What is expected -> Begin with the first line below and retype each line exactly through the line containing "35, 40, 45]". Any pictures are to be left out.

Data extract ->
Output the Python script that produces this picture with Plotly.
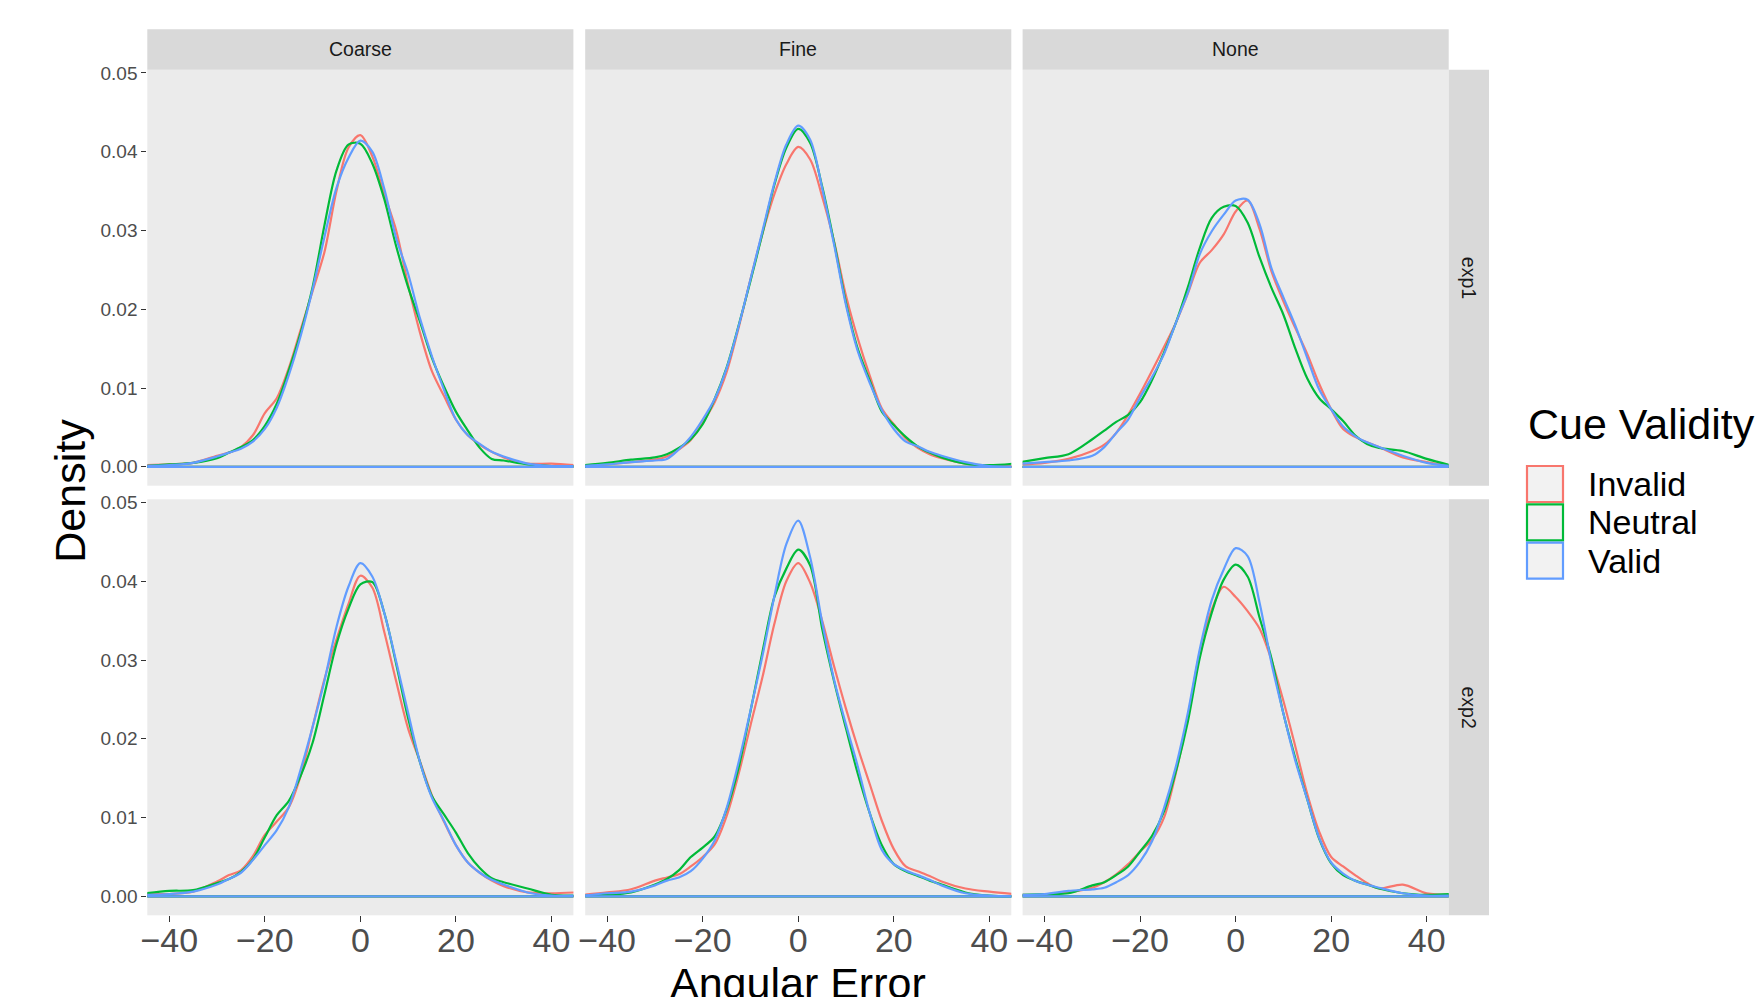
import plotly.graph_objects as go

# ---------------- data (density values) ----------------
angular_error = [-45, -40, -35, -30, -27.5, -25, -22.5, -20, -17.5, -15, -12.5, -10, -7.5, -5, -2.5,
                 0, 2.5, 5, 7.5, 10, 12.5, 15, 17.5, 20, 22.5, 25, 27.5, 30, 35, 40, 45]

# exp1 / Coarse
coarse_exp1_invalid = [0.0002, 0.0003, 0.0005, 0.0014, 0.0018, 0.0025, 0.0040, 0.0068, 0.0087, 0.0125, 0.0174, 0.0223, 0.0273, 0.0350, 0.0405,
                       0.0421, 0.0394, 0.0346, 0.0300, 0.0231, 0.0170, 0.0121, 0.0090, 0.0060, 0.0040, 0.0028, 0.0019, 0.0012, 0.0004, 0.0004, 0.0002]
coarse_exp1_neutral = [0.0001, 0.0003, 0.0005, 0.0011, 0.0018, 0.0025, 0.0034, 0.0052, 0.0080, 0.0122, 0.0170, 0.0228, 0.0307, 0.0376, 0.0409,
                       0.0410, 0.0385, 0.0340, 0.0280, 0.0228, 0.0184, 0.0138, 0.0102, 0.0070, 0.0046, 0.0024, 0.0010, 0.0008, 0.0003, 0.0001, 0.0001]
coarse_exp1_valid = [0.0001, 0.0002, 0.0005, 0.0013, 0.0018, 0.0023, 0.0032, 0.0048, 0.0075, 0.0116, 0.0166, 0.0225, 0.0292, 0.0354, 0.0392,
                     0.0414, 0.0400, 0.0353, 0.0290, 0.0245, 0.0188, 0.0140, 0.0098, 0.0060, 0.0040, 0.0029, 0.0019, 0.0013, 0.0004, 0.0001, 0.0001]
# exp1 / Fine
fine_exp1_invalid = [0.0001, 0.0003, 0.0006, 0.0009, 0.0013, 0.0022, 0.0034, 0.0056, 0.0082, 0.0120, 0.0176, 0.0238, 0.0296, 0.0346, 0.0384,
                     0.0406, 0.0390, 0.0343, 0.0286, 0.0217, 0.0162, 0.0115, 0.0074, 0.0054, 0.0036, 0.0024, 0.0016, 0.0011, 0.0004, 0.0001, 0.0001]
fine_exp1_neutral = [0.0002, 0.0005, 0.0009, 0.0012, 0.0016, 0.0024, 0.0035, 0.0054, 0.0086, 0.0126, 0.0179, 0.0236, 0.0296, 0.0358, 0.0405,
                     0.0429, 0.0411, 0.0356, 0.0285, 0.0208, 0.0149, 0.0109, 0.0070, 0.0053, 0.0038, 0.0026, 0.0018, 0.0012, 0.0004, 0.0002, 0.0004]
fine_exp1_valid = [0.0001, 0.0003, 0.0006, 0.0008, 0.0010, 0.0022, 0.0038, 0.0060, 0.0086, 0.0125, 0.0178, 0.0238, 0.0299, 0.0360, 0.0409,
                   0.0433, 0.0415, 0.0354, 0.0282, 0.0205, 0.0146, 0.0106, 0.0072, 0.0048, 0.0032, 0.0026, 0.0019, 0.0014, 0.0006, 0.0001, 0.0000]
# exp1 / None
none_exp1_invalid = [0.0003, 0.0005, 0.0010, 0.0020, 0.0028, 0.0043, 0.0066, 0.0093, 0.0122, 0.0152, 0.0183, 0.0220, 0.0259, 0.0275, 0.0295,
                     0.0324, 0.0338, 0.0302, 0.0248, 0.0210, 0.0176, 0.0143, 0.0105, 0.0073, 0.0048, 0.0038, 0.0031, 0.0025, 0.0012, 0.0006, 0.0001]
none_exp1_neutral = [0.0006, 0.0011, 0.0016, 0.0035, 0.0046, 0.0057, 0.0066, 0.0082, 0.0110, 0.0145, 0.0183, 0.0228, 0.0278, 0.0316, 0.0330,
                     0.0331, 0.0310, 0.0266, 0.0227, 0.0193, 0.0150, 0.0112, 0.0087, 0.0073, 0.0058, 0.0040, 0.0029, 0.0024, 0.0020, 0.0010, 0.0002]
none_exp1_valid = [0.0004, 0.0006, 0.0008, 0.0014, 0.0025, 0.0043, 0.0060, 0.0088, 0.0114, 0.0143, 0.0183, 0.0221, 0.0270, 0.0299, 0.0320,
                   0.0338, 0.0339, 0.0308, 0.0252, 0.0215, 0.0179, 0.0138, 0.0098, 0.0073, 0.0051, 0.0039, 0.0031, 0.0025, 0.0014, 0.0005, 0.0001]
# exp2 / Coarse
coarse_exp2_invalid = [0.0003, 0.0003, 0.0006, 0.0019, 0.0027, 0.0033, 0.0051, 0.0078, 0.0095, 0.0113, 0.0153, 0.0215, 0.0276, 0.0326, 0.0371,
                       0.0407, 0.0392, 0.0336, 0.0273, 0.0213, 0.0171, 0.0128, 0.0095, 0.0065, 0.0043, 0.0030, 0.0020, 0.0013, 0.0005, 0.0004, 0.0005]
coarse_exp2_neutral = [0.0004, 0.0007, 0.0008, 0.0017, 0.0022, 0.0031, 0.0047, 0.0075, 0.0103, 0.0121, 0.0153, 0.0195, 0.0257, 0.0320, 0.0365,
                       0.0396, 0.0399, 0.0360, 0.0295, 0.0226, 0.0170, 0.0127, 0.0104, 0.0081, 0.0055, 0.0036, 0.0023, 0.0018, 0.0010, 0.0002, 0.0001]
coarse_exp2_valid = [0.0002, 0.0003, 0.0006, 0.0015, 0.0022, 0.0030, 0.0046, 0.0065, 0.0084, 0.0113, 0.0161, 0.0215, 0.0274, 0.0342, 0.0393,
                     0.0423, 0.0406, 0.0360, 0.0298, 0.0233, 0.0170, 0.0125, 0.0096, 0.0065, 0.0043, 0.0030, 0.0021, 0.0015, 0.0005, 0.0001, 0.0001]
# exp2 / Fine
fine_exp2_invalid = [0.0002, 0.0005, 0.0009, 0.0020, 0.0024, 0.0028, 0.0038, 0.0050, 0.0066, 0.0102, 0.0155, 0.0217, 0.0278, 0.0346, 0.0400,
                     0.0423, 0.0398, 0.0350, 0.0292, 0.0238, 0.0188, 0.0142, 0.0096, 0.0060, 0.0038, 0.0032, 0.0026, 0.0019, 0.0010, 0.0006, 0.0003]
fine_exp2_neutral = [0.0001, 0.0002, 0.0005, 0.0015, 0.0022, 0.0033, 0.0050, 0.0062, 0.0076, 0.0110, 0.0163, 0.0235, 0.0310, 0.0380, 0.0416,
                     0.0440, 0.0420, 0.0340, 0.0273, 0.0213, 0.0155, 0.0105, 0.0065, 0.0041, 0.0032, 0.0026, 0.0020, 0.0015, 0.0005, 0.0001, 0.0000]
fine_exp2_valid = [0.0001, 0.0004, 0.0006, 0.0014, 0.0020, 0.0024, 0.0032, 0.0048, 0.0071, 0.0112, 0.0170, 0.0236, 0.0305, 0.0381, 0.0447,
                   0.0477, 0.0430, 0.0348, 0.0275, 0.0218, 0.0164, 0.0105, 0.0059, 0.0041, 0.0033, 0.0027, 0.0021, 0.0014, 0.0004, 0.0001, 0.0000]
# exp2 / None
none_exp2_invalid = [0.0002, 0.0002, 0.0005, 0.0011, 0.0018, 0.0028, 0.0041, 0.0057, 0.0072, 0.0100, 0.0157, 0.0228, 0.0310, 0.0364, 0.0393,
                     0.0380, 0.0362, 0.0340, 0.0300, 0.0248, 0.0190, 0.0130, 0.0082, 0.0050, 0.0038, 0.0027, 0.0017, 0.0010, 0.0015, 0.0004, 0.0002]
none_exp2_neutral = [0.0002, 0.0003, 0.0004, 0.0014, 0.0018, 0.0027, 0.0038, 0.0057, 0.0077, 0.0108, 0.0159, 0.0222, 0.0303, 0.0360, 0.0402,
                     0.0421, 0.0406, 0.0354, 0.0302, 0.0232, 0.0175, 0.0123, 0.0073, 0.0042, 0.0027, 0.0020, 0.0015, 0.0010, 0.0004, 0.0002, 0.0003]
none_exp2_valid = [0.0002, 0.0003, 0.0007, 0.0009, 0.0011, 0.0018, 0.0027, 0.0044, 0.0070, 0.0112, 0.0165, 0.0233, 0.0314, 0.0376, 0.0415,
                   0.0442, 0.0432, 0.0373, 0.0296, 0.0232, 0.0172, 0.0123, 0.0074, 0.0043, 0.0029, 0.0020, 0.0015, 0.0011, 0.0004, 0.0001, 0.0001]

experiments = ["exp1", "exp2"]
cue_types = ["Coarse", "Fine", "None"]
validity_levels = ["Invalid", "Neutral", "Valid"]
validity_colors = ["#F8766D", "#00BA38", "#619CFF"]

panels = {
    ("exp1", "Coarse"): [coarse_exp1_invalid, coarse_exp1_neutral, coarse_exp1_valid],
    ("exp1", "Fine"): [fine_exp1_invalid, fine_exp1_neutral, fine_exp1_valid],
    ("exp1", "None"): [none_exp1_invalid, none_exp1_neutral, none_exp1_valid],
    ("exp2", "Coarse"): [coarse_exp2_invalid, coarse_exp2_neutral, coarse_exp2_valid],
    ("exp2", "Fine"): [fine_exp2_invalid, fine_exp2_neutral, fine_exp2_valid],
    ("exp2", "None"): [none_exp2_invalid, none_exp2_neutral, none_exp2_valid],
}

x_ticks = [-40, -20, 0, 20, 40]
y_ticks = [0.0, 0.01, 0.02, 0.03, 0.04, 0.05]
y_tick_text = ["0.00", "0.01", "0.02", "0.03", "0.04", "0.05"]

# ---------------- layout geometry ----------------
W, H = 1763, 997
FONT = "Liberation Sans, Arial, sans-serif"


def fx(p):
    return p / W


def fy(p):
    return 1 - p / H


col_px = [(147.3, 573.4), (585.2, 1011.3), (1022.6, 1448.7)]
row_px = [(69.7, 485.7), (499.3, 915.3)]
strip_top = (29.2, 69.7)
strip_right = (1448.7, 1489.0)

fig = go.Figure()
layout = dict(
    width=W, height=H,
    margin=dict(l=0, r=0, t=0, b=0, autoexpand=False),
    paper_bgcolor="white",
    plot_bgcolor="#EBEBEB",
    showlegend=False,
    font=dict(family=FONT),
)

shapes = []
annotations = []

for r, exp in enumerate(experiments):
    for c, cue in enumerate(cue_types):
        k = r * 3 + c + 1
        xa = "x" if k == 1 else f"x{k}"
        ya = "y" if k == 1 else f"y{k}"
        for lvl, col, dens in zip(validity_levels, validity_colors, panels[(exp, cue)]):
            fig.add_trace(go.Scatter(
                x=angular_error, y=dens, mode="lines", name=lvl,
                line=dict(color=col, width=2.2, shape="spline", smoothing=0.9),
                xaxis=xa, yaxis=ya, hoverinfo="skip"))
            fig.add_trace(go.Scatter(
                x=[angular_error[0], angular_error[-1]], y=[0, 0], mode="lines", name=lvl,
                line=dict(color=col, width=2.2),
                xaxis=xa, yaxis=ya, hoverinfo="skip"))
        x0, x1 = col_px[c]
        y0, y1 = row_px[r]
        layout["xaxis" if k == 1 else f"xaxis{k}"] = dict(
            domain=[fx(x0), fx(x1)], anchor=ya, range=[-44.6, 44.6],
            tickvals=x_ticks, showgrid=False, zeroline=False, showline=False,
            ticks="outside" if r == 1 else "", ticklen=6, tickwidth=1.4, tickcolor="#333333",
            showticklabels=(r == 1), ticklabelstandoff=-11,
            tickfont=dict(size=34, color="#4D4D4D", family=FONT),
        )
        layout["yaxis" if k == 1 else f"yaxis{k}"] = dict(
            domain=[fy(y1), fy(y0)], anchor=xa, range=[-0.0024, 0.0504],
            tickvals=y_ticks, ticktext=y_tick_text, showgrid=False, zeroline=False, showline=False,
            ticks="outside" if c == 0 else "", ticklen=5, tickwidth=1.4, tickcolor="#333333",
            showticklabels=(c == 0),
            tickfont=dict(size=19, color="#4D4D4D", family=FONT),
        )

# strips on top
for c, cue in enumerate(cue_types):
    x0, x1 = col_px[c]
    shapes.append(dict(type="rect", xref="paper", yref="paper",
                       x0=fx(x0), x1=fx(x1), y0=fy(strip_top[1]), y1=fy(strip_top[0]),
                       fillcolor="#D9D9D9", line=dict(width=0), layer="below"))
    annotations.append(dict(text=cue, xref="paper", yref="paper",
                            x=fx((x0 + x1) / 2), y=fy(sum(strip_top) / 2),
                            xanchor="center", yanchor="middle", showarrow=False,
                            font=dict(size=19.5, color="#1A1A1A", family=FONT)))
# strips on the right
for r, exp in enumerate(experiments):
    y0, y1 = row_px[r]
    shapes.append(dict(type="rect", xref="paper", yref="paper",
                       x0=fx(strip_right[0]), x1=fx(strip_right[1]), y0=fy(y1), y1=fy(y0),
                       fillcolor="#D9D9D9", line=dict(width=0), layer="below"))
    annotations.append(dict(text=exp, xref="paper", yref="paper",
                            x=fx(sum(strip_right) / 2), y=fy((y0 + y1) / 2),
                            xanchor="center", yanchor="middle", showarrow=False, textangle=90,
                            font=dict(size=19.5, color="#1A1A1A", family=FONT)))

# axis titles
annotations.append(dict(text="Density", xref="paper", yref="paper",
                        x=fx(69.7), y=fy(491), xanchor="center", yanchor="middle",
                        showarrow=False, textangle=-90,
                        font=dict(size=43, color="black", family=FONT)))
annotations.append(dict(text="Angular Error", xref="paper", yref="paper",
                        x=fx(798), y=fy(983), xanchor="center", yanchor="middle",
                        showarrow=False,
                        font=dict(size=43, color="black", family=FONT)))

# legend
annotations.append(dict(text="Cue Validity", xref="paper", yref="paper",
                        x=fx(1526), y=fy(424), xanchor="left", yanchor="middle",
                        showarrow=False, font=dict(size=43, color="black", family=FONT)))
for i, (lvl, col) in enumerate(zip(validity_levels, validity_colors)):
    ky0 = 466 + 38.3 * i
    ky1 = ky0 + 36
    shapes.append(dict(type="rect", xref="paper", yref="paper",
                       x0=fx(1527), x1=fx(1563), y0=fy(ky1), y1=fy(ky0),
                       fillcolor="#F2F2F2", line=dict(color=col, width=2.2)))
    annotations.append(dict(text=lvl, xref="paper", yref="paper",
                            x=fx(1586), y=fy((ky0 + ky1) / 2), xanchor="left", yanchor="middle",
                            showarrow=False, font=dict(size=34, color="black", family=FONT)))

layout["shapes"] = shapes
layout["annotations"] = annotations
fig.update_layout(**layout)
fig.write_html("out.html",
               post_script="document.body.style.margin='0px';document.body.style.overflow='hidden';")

Correct result ->
Output the Python script that produces this picture with Plotly.
import plotly.graph_objects as go

# ---------------- data (density values) ----------------
angular_error = [-45, -40, -35, -30, -27.5, -25, -22.5, -20, -17.5, -15, -12.5, -10, -7.5, -5, -2.5,
                 0, 2.5, 5, 7.5, 10, 12.5, 15, 17.5, 20, 22.5, 25, 27.5, 30, 35, 40, 45]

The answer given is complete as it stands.